> [Stated task]
Leave out the pictures and copy everything else in the entries exactly.

> [Given entries]
....
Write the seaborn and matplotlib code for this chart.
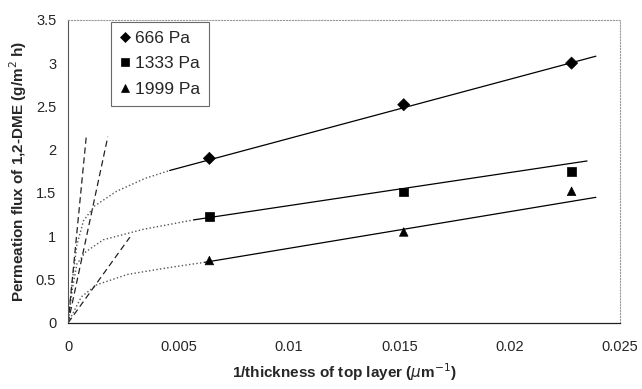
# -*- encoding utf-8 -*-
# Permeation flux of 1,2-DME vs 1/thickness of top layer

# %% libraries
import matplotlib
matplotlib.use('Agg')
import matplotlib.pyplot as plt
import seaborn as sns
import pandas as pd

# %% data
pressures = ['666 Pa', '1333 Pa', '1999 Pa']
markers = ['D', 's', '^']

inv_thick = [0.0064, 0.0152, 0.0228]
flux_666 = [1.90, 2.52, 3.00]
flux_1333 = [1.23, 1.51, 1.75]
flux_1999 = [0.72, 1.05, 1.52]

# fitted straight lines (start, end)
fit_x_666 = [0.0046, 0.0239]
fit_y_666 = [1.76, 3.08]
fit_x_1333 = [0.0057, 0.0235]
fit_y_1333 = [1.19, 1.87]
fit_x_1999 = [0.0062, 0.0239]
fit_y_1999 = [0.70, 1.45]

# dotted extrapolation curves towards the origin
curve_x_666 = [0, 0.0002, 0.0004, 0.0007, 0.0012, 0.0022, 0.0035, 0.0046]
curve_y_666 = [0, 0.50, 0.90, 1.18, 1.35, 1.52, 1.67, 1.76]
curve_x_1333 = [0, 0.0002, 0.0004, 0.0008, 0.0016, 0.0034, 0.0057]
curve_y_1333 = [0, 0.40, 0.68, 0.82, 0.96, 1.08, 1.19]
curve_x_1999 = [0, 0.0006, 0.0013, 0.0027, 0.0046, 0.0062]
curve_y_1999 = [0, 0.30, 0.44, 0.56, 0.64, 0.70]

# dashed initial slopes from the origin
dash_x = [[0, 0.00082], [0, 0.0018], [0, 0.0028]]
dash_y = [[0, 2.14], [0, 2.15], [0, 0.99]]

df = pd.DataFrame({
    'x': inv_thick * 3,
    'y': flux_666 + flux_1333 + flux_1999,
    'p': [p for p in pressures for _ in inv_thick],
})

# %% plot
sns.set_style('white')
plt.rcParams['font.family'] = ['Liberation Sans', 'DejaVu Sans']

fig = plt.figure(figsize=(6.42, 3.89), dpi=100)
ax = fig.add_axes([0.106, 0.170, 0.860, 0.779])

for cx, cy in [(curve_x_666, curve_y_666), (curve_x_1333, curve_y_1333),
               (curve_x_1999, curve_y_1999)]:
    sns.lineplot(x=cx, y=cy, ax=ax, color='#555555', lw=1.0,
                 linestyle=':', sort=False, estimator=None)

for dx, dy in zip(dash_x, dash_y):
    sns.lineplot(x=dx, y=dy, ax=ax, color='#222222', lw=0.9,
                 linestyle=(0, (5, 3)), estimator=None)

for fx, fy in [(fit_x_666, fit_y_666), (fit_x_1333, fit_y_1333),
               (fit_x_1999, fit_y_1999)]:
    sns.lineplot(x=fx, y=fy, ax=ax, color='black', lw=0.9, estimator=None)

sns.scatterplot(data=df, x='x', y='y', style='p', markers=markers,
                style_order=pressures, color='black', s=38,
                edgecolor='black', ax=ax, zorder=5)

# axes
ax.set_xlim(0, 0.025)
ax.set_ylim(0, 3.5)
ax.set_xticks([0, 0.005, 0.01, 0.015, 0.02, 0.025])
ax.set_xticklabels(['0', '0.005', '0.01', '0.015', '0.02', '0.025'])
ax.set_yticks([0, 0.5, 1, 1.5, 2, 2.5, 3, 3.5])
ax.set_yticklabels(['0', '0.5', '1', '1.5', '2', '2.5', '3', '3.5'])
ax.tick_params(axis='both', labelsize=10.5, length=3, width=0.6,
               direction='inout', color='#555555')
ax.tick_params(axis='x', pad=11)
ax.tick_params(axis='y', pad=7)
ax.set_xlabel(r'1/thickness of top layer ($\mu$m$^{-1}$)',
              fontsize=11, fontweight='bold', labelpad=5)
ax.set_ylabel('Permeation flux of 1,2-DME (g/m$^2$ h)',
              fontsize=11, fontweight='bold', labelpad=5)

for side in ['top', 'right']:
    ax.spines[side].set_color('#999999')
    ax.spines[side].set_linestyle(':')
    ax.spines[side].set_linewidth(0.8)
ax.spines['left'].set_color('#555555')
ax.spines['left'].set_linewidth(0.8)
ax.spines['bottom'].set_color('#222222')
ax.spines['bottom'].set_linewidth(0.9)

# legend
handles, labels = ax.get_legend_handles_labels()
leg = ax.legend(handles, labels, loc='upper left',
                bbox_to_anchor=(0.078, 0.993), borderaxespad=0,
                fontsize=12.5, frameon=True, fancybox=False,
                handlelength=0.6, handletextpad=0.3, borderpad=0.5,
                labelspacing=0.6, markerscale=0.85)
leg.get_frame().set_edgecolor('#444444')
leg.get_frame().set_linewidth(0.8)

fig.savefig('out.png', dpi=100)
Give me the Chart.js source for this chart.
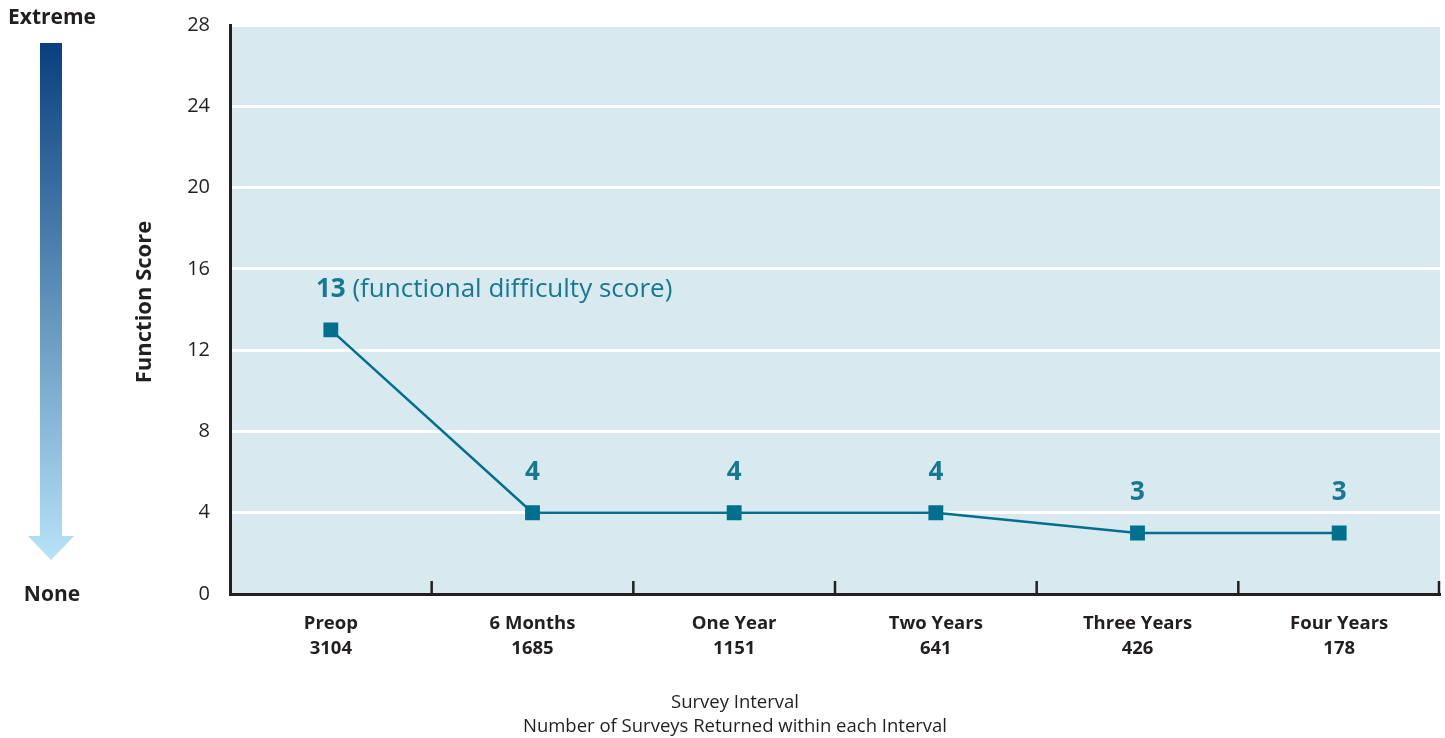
....
> [Written answer]
Write the seaborn and matplotlib code for this chart.
# -*- encoding utf-8 -*-
# Permeation flux of 1,2-DME vs 1/thickness of top layer

# %% libraries
import matplotlib
matplotlib.use('Agg')
import matplotlib.pyplot as plt
import seaborn as sns
import pandas as pd

# %% data
pressures = ['666 Pa', '1333 Pa', '1999 Pa']
markers = ['D', 's', '^']

inv_thick = [0.0064, 0.0152, 0.0228]
flux_666 = [1.90, 2.52, 3.00]
flux_1333 = [1.23, 1.51, 1.75]
flux_1999 = [0.72, 1.05, 1.52]

# fitted straight lines (start, end)
fit_x_666 = [0.0046, 0.0239]
fit_y_666 = [1.76, 3.08]
fit_x_1333 = [0.0057, 0.0235]
fit_y_1333 = [1.19, 1.87]
fit_x_1999 = [0.0062, 0.0239]
fit_y_1999 = [0.70, 1.45]

# dotted extrapolation curves towards the origin
curve_x_666 = [0, 0.0002, 0.0004, 0.0007, 0.0012, 0.0022, 0.0035, 0.0046]
curve_y_666 = [0, 0.50, 0.90, 1.18, 1.35, 1.52, 1.67, 1.76]
curve_x_1333 = [0, 0.0002, 0.0004, 0.0008, 0.0016, 0.0034, 0.0057]
curve_y_1333 = [0, 0.40, 0.68, 0.82, 0.96, 1.08, 1.19]
curve_x_1999 = [0, 0.0006, 0.0013, 0.0027, 0.0046, 0.0062]
curve_y_1999 = [0, 0.30, 0.44, 0.56, 0.64, 0.70]

# dashed initial slopes from the origin
dash_x = [[0, 0.00082], [0, 0.0018], [0, 0.0028]]
dash_y = [[0, 2.14], [0, 2.15], [0, 0.99]]

df = pd.DataFrame({
    'x': inv_thick * 3,
    'y': flux_666 + flux_1333 + flux_1999,
    'p': [p for p in pressures for _ in inv_thick],
})

# %% plot
sns.set_style('white')
plt.rcParams['font.family'] = ['Liberation Sans', 'DejaVu Sans']

fig = plt.figure(figsize=(6.42, 3.89), dpi=100)
ax = fig.add_axes([0.106, 0.170, 0.860, 0.779])

for cx, cy in [(curve_x_666, curve_y_666), (curve_x_1333, curve_y_1333),
               (curve_x_1999, curve_y_1999)]:
    sns.lineplot(x=cx, y=cy, ax=ax, color='#555555', lw=1.0,
                 linestyle=':', sort=False, estimator=None)

for dx, dy in zip(dash_x, dash_y):
    sns.lineplot(x=dx, y=dy, ax=ax, color='#222222', lw=0.9,
                 linestyle=(0, (5, 3)), estimator=None)

for fx, fy in [(fit_x_666, fit_y_666), (fit_x_1333, fit_y_1333),
               (fit_x_1999, fit_y_1999)]:
    sns.lineplot(x=fx, y=fy, ax=ax, color='black', lw=0.9, estimator=None)

sns.scatterplot(data=df, x='x', y='y', style='p', markers=markers,
                style_order=pressures, color='black', s=38,
                edgecolor='black', ax=ax, zorder=5)

# axes
ax.set_xlim(0, 0.025)
ax.set_ylim(0, 3.5)
ax.set_xticks([0, 0.005, 0.01, 0.015, 0.02, 0.025])
ax.set_xticklabels(['0', '0.005', '0.01', '0.015', '0.02', '0.025'])
ax.set_yticks([0, 0.5, 1, 1.5, 2, 2.5, 3, 3.5])
ax.set_yticklabels(['0', '0.5', '1', '1.5', '2', '2.5', '3', '3.5'])
ax.tick_params(axis='both', labelsize=10.5, length=3, width=0.6,
               direction='inout', color='#555555')
ax.tick_params(axis='x', pad=11)
ax.tick_params(axis='y', pad=7)
ax.set_xlabel(r'1/thickness of top layer ($\mu$m$^{-1}$)',
              fontsize=11, fontweight='bold', labelpad=5)
ax.set_ylabel('Permeation flux of 1,2-DME (g/m$^2$ h)',
              fontsize=11, fontweight='bold', labelpad=5)

for side in ['top', 'right']:
    ax.spines[side].set_color('#999999')
    ax.spines[side].set_linestyle(':')
    ax.spines[side].set_linewidth(0.8)
ax.spines['left'].set_color('#555555')
ax.spines['left'].set_linewidth(0.8)
ax.spines['bottom'].set_color('#222222')
ax.spines['bottom'].set_linewidth(0.9)

# legend
handles, labels = ax.get_legend_handles_labels()
leg = ax.legend(handles, labels, loc='upper left',
                bbox_to_anchor=(0.078, 0.993), borderaxespad=0,
                fontsize=12.5, frameon=True, fancybox=False,
                handlelength=0.6, handletextpad=0.3, borderpad=0.5,
                labelspacing=0.6, markerscale=0.85)
leg.get_frame().set_edgecolor('#444444')
leg.get_frame().set_linewidth(0.8)

fig.savefig('out.png', dpi=100)
Give me the Chart.js source for this chart.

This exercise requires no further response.